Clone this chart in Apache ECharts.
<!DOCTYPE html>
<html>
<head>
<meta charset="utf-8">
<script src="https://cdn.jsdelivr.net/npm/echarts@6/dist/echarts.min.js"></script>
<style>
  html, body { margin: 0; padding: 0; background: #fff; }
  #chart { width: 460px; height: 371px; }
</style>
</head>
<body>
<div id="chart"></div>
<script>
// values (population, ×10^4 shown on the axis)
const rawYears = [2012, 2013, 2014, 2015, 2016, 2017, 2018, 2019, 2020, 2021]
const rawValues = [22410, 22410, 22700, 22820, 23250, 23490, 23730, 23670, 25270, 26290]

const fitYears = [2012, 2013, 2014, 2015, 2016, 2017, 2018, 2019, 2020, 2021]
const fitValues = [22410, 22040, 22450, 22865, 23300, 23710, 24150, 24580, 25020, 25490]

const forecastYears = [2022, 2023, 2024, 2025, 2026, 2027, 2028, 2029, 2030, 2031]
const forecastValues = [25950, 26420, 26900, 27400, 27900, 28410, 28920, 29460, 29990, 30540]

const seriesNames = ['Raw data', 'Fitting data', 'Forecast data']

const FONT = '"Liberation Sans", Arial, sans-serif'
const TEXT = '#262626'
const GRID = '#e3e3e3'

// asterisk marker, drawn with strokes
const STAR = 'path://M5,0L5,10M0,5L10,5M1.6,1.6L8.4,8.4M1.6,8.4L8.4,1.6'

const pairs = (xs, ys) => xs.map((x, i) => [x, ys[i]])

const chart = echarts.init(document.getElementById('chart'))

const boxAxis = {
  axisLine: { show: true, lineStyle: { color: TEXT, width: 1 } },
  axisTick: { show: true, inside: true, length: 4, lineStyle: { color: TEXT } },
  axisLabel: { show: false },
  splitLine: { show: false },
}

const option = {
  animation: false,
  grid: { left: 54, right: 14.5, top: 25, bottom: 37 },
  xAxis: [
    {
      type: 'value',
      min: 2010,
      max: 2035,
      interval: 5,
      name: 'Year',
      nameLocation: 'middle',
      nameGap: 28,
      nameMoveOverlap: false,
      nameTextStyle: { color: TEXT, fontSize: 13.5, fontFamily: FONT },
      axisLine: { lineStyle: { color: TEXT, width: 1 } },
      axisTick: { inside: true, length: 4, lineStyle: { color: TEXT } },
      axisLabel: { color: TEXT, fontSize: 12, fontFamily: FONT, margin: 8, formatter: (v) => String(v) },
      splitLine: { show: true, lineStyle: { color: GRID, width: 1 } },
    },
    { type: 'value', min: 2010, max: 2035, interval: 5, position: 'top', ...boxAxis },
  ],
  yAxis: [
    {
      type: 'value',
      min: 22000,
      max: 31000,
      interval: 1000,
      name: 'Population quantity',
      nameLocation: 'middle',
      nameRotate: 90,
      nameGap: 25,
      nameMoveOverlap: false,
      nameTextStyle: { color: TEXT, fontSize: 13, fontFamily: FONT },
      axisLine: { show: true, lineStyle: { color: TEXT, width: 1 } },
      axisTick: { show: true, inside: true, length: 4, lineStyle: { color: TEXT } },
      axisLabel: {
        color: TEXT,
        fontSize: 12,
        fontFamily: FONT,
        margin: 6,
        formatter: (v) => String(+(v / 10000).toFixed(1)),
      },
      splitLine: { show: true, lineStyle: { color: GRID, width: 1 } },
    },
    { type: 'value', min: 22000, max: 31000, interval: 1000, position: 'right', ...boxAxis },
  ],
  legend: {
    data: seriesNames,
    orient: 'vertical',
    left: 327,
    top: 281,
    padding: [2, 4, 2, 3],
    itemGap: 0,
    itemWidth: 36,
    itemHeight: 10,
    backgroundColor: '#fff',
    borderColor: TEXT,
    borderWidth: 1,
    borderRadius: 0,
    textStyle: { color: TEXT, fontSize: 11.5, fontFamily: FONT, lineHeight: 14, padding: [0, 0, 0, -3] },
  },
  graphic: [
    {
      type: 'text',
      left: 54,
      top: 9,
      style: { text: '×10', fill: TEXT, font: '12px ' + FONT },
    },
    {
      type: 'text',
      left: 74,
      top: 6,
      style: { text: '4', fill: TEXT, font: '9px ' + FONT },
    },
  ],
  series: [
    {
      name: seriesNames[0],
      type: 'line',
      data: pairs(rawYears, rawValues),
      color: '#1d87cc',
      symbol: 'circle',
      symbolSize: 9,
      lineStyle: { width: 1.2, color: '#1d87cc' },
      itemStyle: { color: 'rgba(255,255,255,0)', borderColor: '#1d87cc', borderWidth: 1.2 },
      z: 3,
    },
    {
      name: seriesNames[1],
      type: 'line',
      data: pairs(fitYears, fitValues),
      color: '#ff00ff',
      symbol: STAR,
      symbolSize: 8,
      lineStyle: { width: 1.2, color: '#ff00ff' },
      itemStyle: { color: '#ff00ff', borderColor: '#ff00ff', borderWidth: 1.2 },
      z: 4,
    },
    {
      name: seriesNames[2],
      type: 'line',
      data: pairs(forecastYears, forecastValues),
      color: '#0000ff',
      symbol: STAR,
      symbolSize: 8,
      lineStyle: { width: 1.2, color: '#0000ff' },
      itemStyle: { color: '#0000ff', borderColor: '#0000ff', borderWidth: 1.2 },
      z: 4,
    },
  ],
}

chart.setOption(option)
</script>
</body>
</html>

---

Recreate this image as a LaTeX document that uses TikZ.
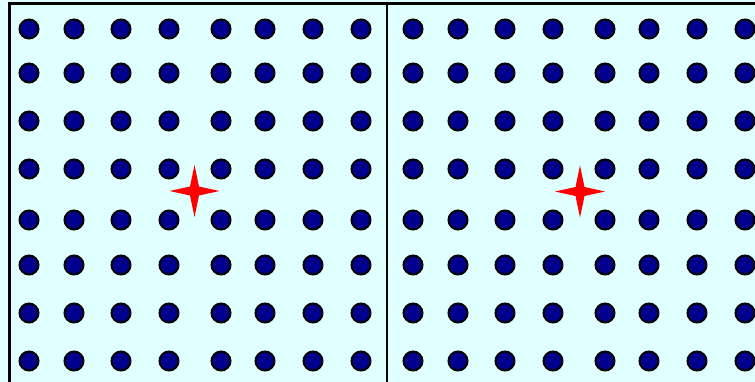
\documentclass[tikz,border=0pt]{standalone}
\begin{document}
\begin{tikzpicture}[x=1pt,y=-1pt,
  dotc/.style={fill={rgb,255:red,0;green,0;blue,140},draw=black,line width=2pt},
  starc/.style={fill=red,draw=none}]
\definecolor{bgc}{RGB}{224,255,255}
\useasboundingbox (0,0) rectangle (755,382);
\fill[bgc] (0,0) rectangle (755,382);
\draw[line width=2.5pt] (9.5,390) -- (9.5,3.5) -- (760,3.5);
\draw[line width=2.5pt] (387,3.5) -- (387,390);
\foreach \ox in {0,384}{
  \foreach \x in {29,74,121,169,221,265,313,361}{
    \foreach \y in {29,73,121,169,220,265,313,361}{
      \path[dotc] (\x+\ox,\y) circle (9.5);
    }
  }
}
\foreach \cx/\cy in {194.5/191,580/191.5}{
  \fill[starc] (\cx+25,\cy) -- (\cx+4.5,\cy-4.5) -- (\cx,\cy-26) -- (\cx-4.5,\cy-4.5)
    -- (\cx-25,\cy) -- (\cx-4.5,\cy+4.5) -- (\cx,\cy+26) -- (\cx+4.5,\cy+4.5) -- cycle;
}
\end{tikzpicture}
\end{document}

> **WORK TO DO**
Display every line of the listing that contains the string "this".

> **CORRECT RESULT**
Clone this chart in Apache ECharts.
Recreate this image as a LaTeX document that uses TikZ.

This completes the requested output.